Tant de louanges laissent augurer un chef d’oeuvre… et risquent immanquablement de frustrer les espérances des spectateurs. Car, pour le dire d’une phrase, si Nomadland est certainement un bon film, ce n’est pas un grand film qui mériterait sa place au Panthéon du cinéma à côté de Parasite, Moonlight, Twelve years a Slave ou La la Land (ah… zut …. La la land s’est vu souffler l’Oscar du meilleur film par Moonlight justement).
Nomadland a plusieurs défauts.
Le premier, diront les anti-Modernes, est d’être un peu trop à la mode. Son sujet fleure bon l’anti-trumpisme qui, à tort ou à raison, a fait florès pendant quatre ans à Hollywood. Rien de tel que de filmer l’Amérique pauvre, celle des working poor, des white trash, des minorités discriminées pour ravir les suffrages aux Oscars.
Les anti-féministes en rajouteront une couche : si Chloé Zhao a emporté la statuette, c’est en raison de son genre, pour que l’Académie qui n’avait jusqu’alors couronné qu’une seule femme dans cette catégorie (Kathryn Bigelow pour l’oubliable Démineurs) se rachète une respectabilité.
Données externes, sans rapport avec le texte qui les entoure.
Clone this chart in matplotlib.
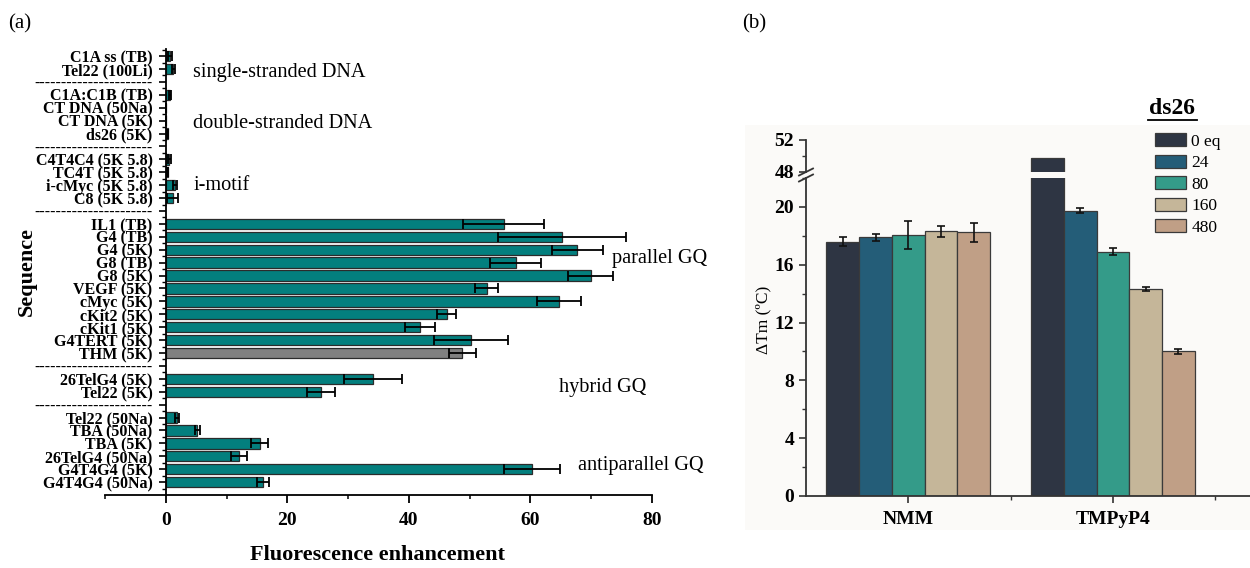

Les autres – et j’en fais partie – diront qu’ils se sont ennuyés, que ce film de cent-huit minutes, qui enfile à la queue leu leu les épisodes interchangeables et souvent répétitifs de l’odyssée de Fern, aurait pu sans préjudice en durer vingt de plus ou de moins.
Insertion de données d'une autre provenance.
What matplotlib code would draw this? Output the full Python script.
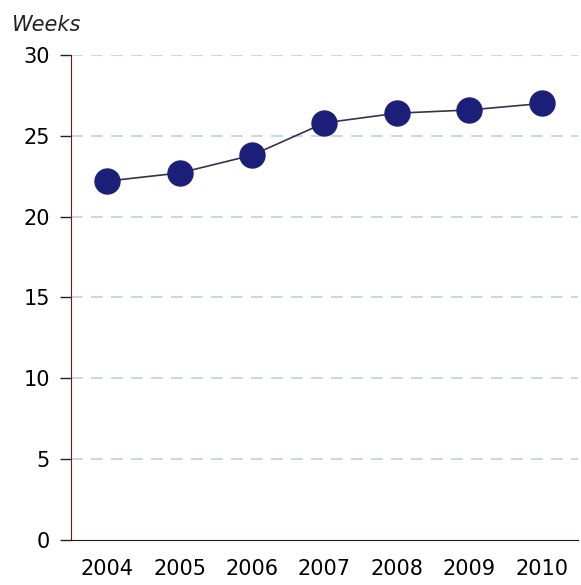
import matplotlib.pyplot as plt

years = ['2004', '2005', '2006', '2007', '2008', '2009', '2010']
weeks = [22.2, 22.7, 23.8, 25.8, 26.4, 26.6, 27.0]
yticks = [0, 5, 10, 15, 20, 25, 30]

fig = plt.figure(figsize=(5.81, 5.85), dpi=100)
ax = fig.add_axes([0.122, 0.077, 0.873, 0.829])

x = range(len(years))
ax.plot(x, weeks, color='#333350', linewidth=1.2, zorder=2)
ax.plot(x, weeks, 'o', color='#1c1f78', markersize=18, zorder=3)

ax.set_xlim(-0.5, len(years) - 0.5)
ax.set_ylim(0, 30)
ax.set_yticks(yticks)
ax.set_xticks(list(x))
ax.set_xticklabels(years)

for y in yticks[1:]:
    ax.axhline(y, color='#b5d4e4', linestyle=(0, (7, 5)), linewidth=1.2, zorder=1)

for s in ['top', 'right']:
    ax.spines[s].set_visible(False)
ax.spines['left'].set_color('#6a1e12')
ax.spines['bottom'].set_color('#2a1410')
ax.tick_params(axis='y', length=8, width=1, color='#222222', labelsize=15, pad=7)
ax.tick_params(axis='x', length=0, labelsize=15, pad=14)

fig.text(0.02, 0.958, 'Weeks', fontsize=15, style='italic', color='#222222', va='center')

fig.savefig('out.png', dpi=100)
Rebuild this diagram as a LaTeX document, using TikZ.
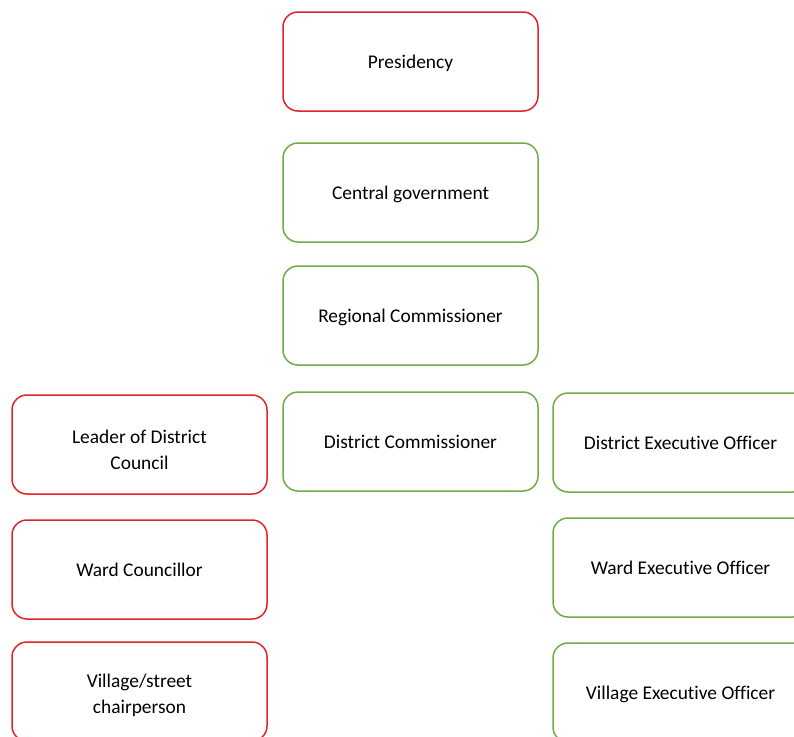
\documentclass[tikz,border=0pt]{standalone}
\usepackage{fontspec}
\setmainfont[Ligatures=NoCommon]{Carlito}
\definecolor{boxred}{HTML}{E02428}
\definecolor{boxgreen}{HTML}{70AD47}
\newcommand{\twolines}[3][8pt]{\raisebox{#1}{\begin{tabular}{@{}c@{}}#2\\#3\end{tabular}}}
\tikzset{
  orgbox/.style={draw, line width=1.5pt, rounded corners=15pt, minimum width=255pt, minimum height=99pt, align=center, font=\fontsize{19.4}{26}\selectfont, inner sep=0pt, fill=white, text depth=0pt},
  redbox/.style={orgbox, draw=boxred},
  greenbox/.style={orgbox, draw=boxgreen}
}
\begin{document}
\begin{tikzpicture}[x=1pt,y=-1pt]
\useasboundingbox (0,0) rectangle (794,736);
\clip (0,0) rectangle (794,736);
\fill[white] (0,0) rectangle (794,736);
\node[redbox] (pres) at (410.5,61.5) {Presidency};
\node[greenbox] (cg) at (410.5,192.5) {Central government};
\node[greenbox] (rc) at (410.5,315.5) {Regional Commissioner};
\node[greenbox] (dc) at (410.5,441.5) {District Commissioner};
\node[redbox] (ldc) at (139.5,444.5) {\twolines{Leader of District}{Council}};
\node[redbox] (wc) at (139.5,569.5) {Ward Councillor};
\node[redbox] (vc) at (139.5,691.5) {\twolines[14pt]{Village/street}{chairperson}};
\node[greenbox] (deo) at (680.5,442.5) {District Executive Officer};
\node[greenbox] (weo) at (680.5,567.5) {Ward Executive Officer};
\node[greenbox] (veo) at (680.5,692.5) {Village Executive Officer};
\end{tikzpicture}
\end{document}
Enfin d’aucuns renâcleront aux récompenses qui pleuvent sur la tête de Frances McDormand que la caméra ne quitte pas d’une semelle et qui ne fait pas grand-chose sinon regarder le soleil se coucher sur les plaines désolées du Grand Ouest américain. Sa prestation, diront-ils, est honnête, mais ne mérite pas de la placer au-dessus de Meryl Streep, d’Ingrid Bergman ou de Bette Davis qui n’ont jamais réussi à décrocher leur troisième statuette aux Oscars
Ces arguments sont recevables. Mais ils ne sont pas fondés.
Nomadland est un film modeste, qui refuse le sensationnel. Chloé Zhao refuse la facilité qui aurait consisté à ajouter à la vie de Fern des rebondissements dramatiques (une agression une nuit dans son van ? les retrouvailles lacrymales avec un fils ou une fille perdue de vue ?). Elle utilise une base documentaire – l’enquête de Jessica Bruder sur les Van Dwellers, ces Américains, souvent âgés qui ont quitté leur maison pour prendre la route – pour en faire une fiction élégiaque où souffle la poésie qui traversait déjà ses précédents films : The Rider (2017) et Les chansons que mes frères m’ont apprises (2015).
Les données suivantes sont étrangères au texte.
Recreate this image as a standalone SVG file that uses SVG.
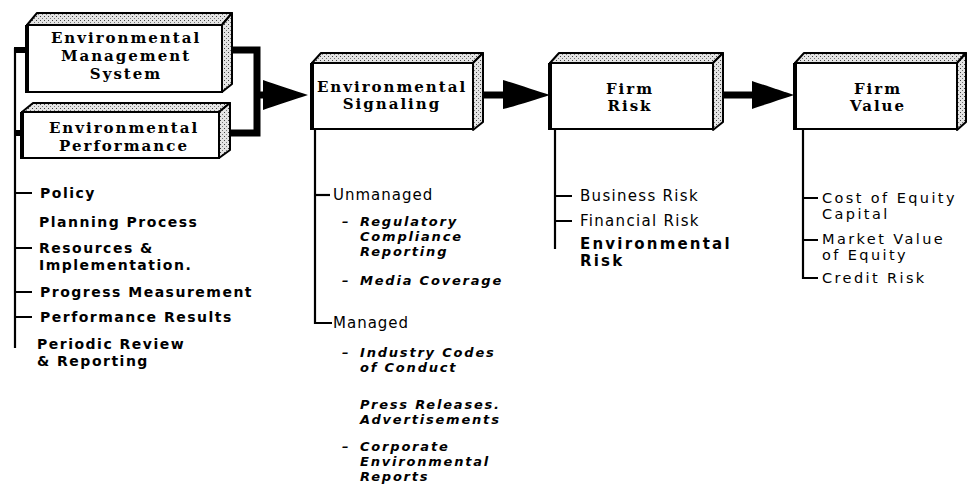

Nomadland est un film qui m’a surpris et qui m’a interrogé.
Les résumés que j’en avais lu me laissaient présager un livre sociologique, une illustration sinon une démonstration des ravages que la crise des subprimes puis les inégalités creusées par Trump avaient causées. Or, tel n’est pas le cas. Ou, pour être tout à fait exact, tel n’est peut-être pas le cas. Certes, Fern s’installe dans son van, nécessité faisant loi, faute d’autre alternative. Mais elle y trouve bientôt des habitudes et une liberté qu’elle chérit (« houseless but not homeless » résume-t-elle dans une formule parlante). Sur la route, en Arizona, elle croise toute une communauté de vagabonds qui ont fait le même choix qu’elle et embrassé le même mode de vie alternative. Fern pourrait y renoncer : en s’installant chez sa sœur qui lui ouvre les bras, ou chez Dave (épatant David Strathairn que l’interprétation de Frances McDormand a injustement éclipsé) qui lui ouvre son cœur. Elle n’en fait rien.
Pour moi, Nomadland est moins un film sociologique qu’un film psychologique sinon métaphysique. Il interroge moins notre société que nos choix de vie individuels. C’est cette ambiguïté, cette richesse qui au bout du compte m’a plu dans ce film, contrebalançant l’ennui que sa langueur revendiquée avait fait naître.